We’ve always told our kids about God. We’ve said prayers around the table, before bed, and when they’re scared. They’ve gone to church since they were newborns and now attend a private, Christian school.
The last several months, Cate wanted to talk about baptism and communion. So we had short conversations in the mini van and our row of chairs at church. She’s read her Bible more and asked deeper questions. She went to church camp for a few days not long before we went to Guatemala on a family mission trip.
I knew God was moving in her life.
My husband Greg and I knew this 8-year-old girl of ours was one reason we were supposed to go on a mission trip. We knew seeing poverty was different than talking about being generous. Our team of 13 people from our small town in Kentucky included four kids about Cate’s age. We served with Bethel Ministries International in Chichicastenango, Guatemala, where we distributed wheelchairs, built houses, visited families, and distributed food, clothing, and school supplies.

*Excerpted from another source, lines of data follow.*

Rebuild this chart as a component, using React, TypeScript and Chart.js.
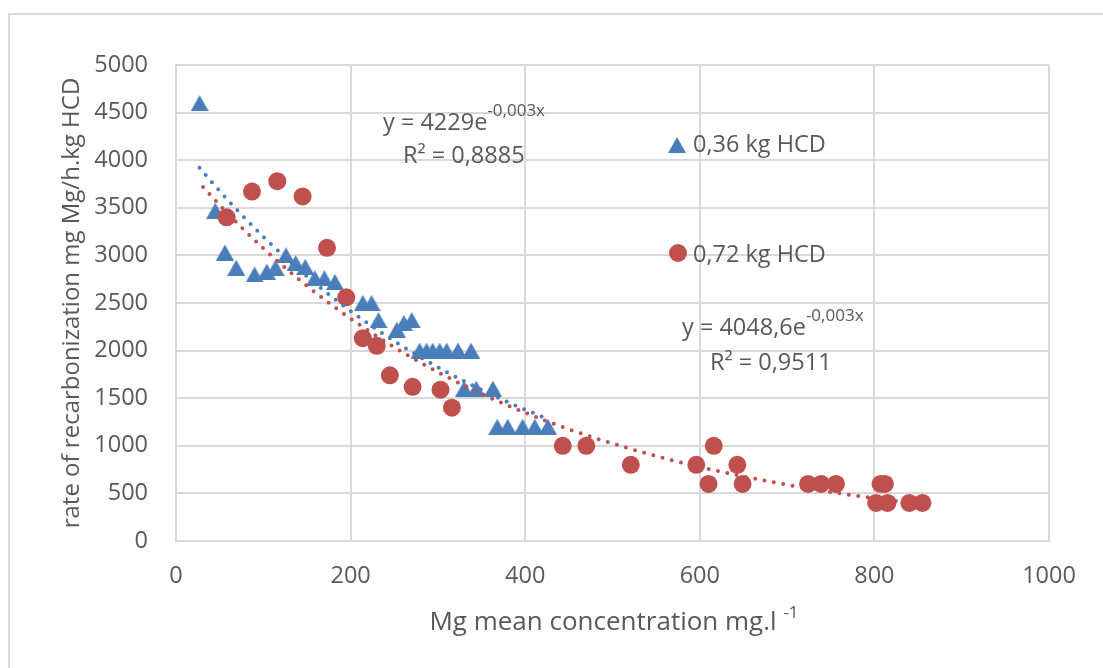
import { useEffect, useRef } from "react";
import { Chart, registerables } from "chart.js";

Chart.register(...registerables);

// ---------- data ----------
const seriesNames = ["0,36 kg HCD", "0,72 kg HCD"];

const blueX = [27, 45, 56, 69, 90, 104, 114, 126, 137, 148, 159, 170, 182, 214, 224, 232, 253, 261, 270, 279, 287, 294, 302, 310, 323, 338, 330, 344, 363, 368, 380, 397, 411, 426];
const blueY = [4600, 3470, 3030, 2870, 2800, 2830, 2870, 3000, 2920, 2880, 2760, 2760, 2720, 2500, 2500, 2320, 2220, 2290, 2320, 2000, 2000, 2000, 2000, 2000, 2000, 2000, 1600, 1600, 1600, 1200, 1200, 1200, 1200, 1200];

const redX = [58, 87, 116, 145, 173, 195, 214, 230, 245, 271, 303, 316, 443, 470, 521, 596, 616, 610, 643, 649, 724, 739, 756, 807, 812, 802, 815, 840, 855];
const redY = [3400, 3670, 3780, 3620, 3080, 2560, 2130, 2050, 1740, 1620, 1590, 1400, 1000, 1000, 800, 800, 1000, 600, 800, 600, 600, 600, 600, 600, 600, 400, 400, 400, 400];

// exponential trendlines y = A * exp(-k x)
const trendA = [4229, 4048.6];
const trendK = [0.0028, 0.00275];
const trendFrom = [27, 31];
const trendTo = [426, 855];
const trendEquations = ["y = 4229e", "y = 4048,6e"];
const trendExponents = ["-0,003x", "-0,003x"];
const trendR2 = ["R² = 0,8885", "R² = 0,9511"];

const xTicks = [0, 200, 400, 600, 800, 1000];
const yTicks = [0, 500, 1000, 1500, 2000, 2500, 3000, 3500, 4000, 4500, 5000];

const xTitle = "Mg mean concentration mg.l ";
const xTitleSup = "-1";
const yTitle = "rate of recarbonization mg Mg/h.kg HCD";

// ---------- styles ----------
const BLUE = "#4A7EBB";
const RED = "#C0504D";
const GRID = "#D9D9D9";
const TEXT = "#595959";
const FONT = "'Open Sans', 'Liberation Sans', sans-serif";

function trendPoints(i: number) {
  const pts: { x: number; y: number }[] = [];
  const step = 4;
  for (let x = trendFrom[i]; x <= trendTo[i] + 0.001; x += step) {
    pts.push({ x, y: trendA[i] * Math.exp(-trendK[i] * x) });
  }
  const last = pts[pts.length - 1];
  if (last.x < trendTo[i]) pts.push({ x: trendTo[i], y: trendA[i] * Math.exp(-trendK[i] * trendTo[i]) });
  return pts;
}

function makeTriangle(): HTMLCanvasElement {
  const c = document.createElement("canvas");
  c.width = 18;
  c.height = 16;
  const g = c.getContext("2d")!;
  g.fillStyle = BLUE;
  g.beginPath();
  g.moveTo(9, 0);
  g.lineTo(18, 16);
  g.lineTo(0, 16);
  g.closePath();
  g.fill();
  return c;
}

function drawSup(ctx: CanvasRenderingContext2D, x: number, base: number, main: string, sup: string, size: number, supSize: number, rise: number) {
  ctx.font = `${size}px ${FONT}`;
  ctx.textAlign = "left";
  ctx.textBaseline = "alphabetic";
  ctx.fillText(main, x, base);
  const w = ctx.measureText(main).width;
  ctx.font = `${supSize}px ${FONT}`;
  ctx.fillText(sup, x + w, base - rise);
}

export default function App() {
  const ref = useRef<HTMLCanvasElement>(null);

  useEffect(() => {
    const tri = makeTriangle();

    const annotations = {
      id: "annotations",
      beforeDraw(chart: any) {
        const ctx = chart.ctx as CanvasRenderingContext2D;
        ctx.save();
        ctx.fillStyle = "#ffffff";
        ctx.fillRect(0, 0, chart.width, chart.height);
        ctx.strokeStyle = GRID;
        ctx.lineWidth = 2;
        ctx.strokeRect(9, 14, 1200, 800);
        ctx.restore();
      },
      afterDraw(chart: any) {
        const ctx = chart.ctx as CanvasRenderingContext2D;
        ctx.save();
        ctx.fillStyle = TEXT;
        // equations
        drawSup(ctx, 383, 130, trendEquations[0], trendExponents[0], 23.5, 17, 14);
        ctx.font = `23.5px ${FONT}`;
        ctx.fillText(trendR2[0], 403, 163);
        drawSup(ctx, 682, 335, trendEquations[1], trendExponents[1], 23.5, 17, 14);
        ctx.font = `23.5px ${FONT}`;
        ctx.fillText(trendR2[1], 710, 370);
        // legend
        ctx.drawImage(tri, 677 - 9, 145 - 8);
        ctx.fillStyle = RED;
        ctx.beginPath();
        ctx.arc(678, 253, 9, 0, Math.PI * 2);
        ctx.fill();
        ctx.fillStyle = TEXT;
        ctx.font = `23.5px ${FONT}`;
        ctx.fillText(seriesNames[0], 693, 152);
        ctx.fillText(seriesNames[1], 693, 262);
        // x title
        ctx.font = `26px ${FONT}`;
        const w1 = ctx.measureText(xTitle).width;
        ctx.font = `17px ${FONT}`;
        const w2 = ctx.measureText(xTitleSup).width;
        const startX = 614 - (w1 + w2) / 2;
        drawSup(ctx, startX, 630, xTitle, xTitleSup, 26, 17, 12);
        // y title
        ctx.translate(79, 303);
        ctx.rotate(-Math.PI / 2);
        ctx.font = `24px ${FONT}`;
        ctx.textAlign = "center";
        ctx.textBaseline = "alphabetic";
        ctx.fillText(yTitle, 0, 0);
        ctx.restore();
      },
    };

    const tickFont = { family: FONT, size: 23.5 };
    const plain = (v: any) => String(v);

    const chart = new Chart(ref.current!, {
      type: "scatter",
      data: {
        datasets: [
          {
            label: seriesNames[0],
            data: blueX.map((x, i) => ({ x, y: blueY[i] })),
            pointStyle: tri,
            pointRadius: 9,
            backgroundColor: BLUE,
            borderColor: BLUE,
            showLine: false,
            order: 4,
          },
          {
            label: seriesNames[1],
            data: redX.map((x, i) => ({ x, y: redY[i] })),
            pointStyle: "circle",
            pointRadius: 9,
            borderWidth: 0,
            backgroundColor: RED,
            borderColor: RED,
            showLine: false,
            order: 3,
          },
          {
            label: "trend 1",
            data: trendPoints(0),
            showLine: true,
            pointRadius: 0,
            borderColor: BLUE,
            borderWidth: 4,
            borderDash: [0, 9.5],
            borderCapStyle: "round",
            fill: false,
            order: 2,
          },
          {
            label: "trend 2",
            data: trendPoints(1),
            showLine: true,
            pointRadius: 0,
            borderColor: RED,
            borderWidth: 4,
            borderDash: [0, 9.5],
            borderCapStyle: "round",
            fill: false,
            order: 1,
          },
        ],
      },
      options: {
        responsive: false,
        animation: false,
        events: [],
        layout: { padding: { top: 65, right: 54, left: 0, bottom: 0 } },
        plugins: { legend: { display: false }, tooltip: { enabled: false } },
        scales: {
          x: {
            type: "linear",
            position: "bottom",
            min: 0,
            max: 1000,
            afterBuildTicks: (s: any) => {
              s.ticks = xTicks.map((v) => ({ value: v }));
            },
            afterFit: (s: any) => {
              s.height = 127;
            },
            ticks: { font: tickFont, color: TEXT, padding: 21, maxRotation: 0, callback: plain },
            grid: { color: GRID, lineWidth: 2, drawTicks: false },
            border: { color: GRID, width: 2 },
          },
          y: {
            type: "linear",
            position: "left",
            min: 0,
            max: 5000,
            afterBuildTicks: (s: any) => {
              s.ticks = yTicks.map((v) => ({ value: v }));
            },
            afterFit: (s: any) => {
              s.width = 176;
            },
            ticks: { font: tickFont, color: TEXT, padding: 28, callback: plain },
            grid: { color: GRID, lineWidth: 2, drawTicks: false },
            border: { color: GRID, width: 2 },
          },
        },
      },
      plugins: [annotations],
    } as any);

    return () => chart.destroy();
  }, []);

  return (
    <div style={{ position: "fixed", left: 0, top: 0, width: 1103, height: 668, background: "#fff" }}>
      <canvas ref={ref} width={1103} height={668} style={{ display: "block" }} />
    </div>
  );
}
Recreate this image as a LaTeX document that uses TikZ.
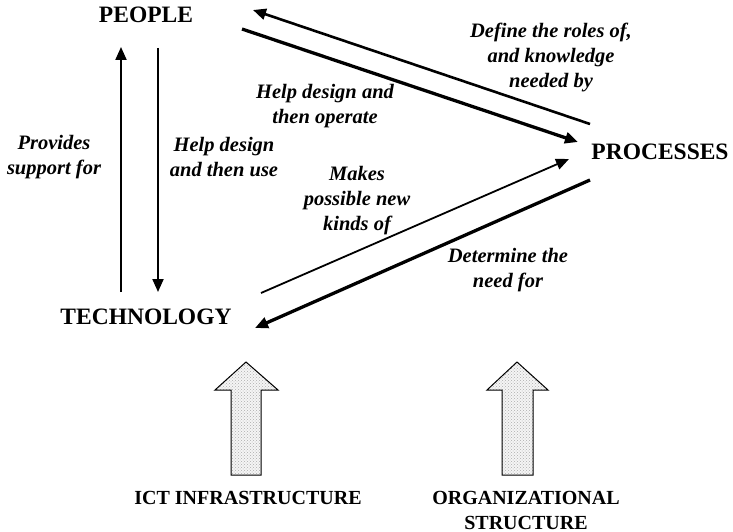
\documentclass[tikz,border=0pt]{standalone}
\usepackage{fontspec}
\setmainfont{Liberation Serif}
\usetikzlibrary{arrows.meta,patterns}

\begin{document}
\begin{tikzpicture}[x=1pt,y=-1pt]

       \tikzstyle{arrow} = [line width=2pt,->,>={Triangle[length=13pt,width=11pt]}]
       \tikzset{heavy/.style = {line width=3.3pt}, }
       \tikzset{area/.style = {font=\fontsize{23.5}{28}\selectfont\bfseries}, }
       \tikzset{role/.style = {align=center, font=\fontsize{20.5}{25}\selectfont\bfseries\itshape}, }
       \tikzset{input/.style = {align=center, font=\fontsize{20}{25}\selectfont\bfseries}, }
       \tikzset{fatarrow/.style = {draw, line width=1pt, preaction={fill=gray!8}, pattern=crosshatch dots, pattern color=gray!65}, }
       \useasboundingbox (0,0) rectangle (733,532);

       \node[area] (people) at (146,15) {PEOPLE};
       \node[area] (tech) at (146,317) {TECHNOLOGY};
       \node[area] (proc) at (660,152) {PROCESSES};

       % people <-> technology
       \draw[arrow] ([xshift=-25pt,yshift=25pt]tech.center) -- ([xshift=-25pt,yshift=-32pt]people.center);
       \draw[arrow] ([xshift=12pt,yshift=-33pt]people.center) -- ([xshift=12pt,yshift=25pt]tech.center);
       % people <-> processes
       \draw[arrow,heavy] ([xshift=96pt,yshift=-14pt]people.center) -- ([xshift=-82pt,yshift=10pt]proc.center);
       \draw[arrow,line width=2.6pt] ([xshift=-70pt,yshift=28pt]proc.center) -- ([xshift=107pt,yshift=5pt]people.center);
       % technology <-> processes
       \draw[arrow,line width=1.8pt] ([xshift=115pt,yshift=24pt]tech.center) -- ([xshift=-91pt,yshift=-7pt]proc.center);
       \draw[arrow,heavy] ([xshift=-70pt,yshift=-28pt]proc.center) -- ([xshift=109pt,yshift=-11pt]tech.center);

       \node[role] (support) at (54,157) {Provides\\support for};
       \node[role] (use) at (224,157) {Help design\\and then use};
       \node[role] (operate) at (325,106) {Help design and\\then operate};
       \node[role] (roles) at (551,57) {Define the roles of,\\and knowledge\\needed by};
       \node[role] (kinds) at (357,201) {Makes\\possible new\\kinds of};
       \node[role] (need) at (508,270) {Determine the\\need for};

       % inputs from below
       \draw[fatarrow] (246,362) -- (278,390) -- (261,390) -- (261,475) -- (231,475) -- (231,390) -- (215,390) -- cycle;
       \draw[fatarrow] (517,362) -- (548,390) -- (533,390) -- (533,475) -- (502,475) -- (502,390) -- (487,390) -- cycle;
       \node[input] (ict) at (248,498) {ICT INFRASTRUCTURE};
       \node[input] (org) at (526,510) {ORGANIZATIONAL\\STRUCTURE};

\end{tikzpicture}
\end{document}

On our last day in Guatemala, we had finished our projects and were on the black sand beach of Puerto de San Jose enjoying some time with team, who had become friends. In the midst of the adults chatting and the kids digging in the sand, Cate came to me and said she needed to talk. I expected her to say something about the loads of sand in her bathing suit, but instead she told me she wanted to be baptized when we got home.
Isn’t that the dream of parenting? We do all these good things for our kids and expose them to God in all the ways we know how so they can actually know God.
God had been working on Cate long before we went to Guatemala, but it was there in a third-world country that my daughter’s need for a savior became clear. About mid-way through the week, I asked Cate what she thought about what we’d seen while we helped Guatemalan families. Her matter-of-fact response spoke volumes: “I should trust God more. These people trust God even though they don’t have much.”
They may not have much in the physical sense, but several of them had the joy of the Lord as their strength (Nehemiah 8:10). And I’m so grateful what God is doing in a place so different from our home overflowed onto my girl.
God makes us and our children new. {Tweet that.} Seeing my daughter accept this truth was such a sweet moment, especially after everything we’d seen and experienced together that week. We had a front row seat to joy and poverty like never before.
“Therefore, if anyone is in Christ, the new creation has come: The old has gone, the new is here!” (2 Corinthians 5:17)
Cate was baptized about three weeks after she decided to on the shores of a foreign country to follow Jesus. Greg had the honor of baptizing her in front of our best friends and some family members in our church, where Cate has heard so much about this God we prayed for her to believe in.
We celebrated afterward by singing “Days of Elijah,” a praise song she chose. Honestly, I thought it was unusual song to celebrate a baptism, but as we were singing it, I realized it was perfect: “Out of Zion’s hills salvation comes … There’s no God like Jehovah.”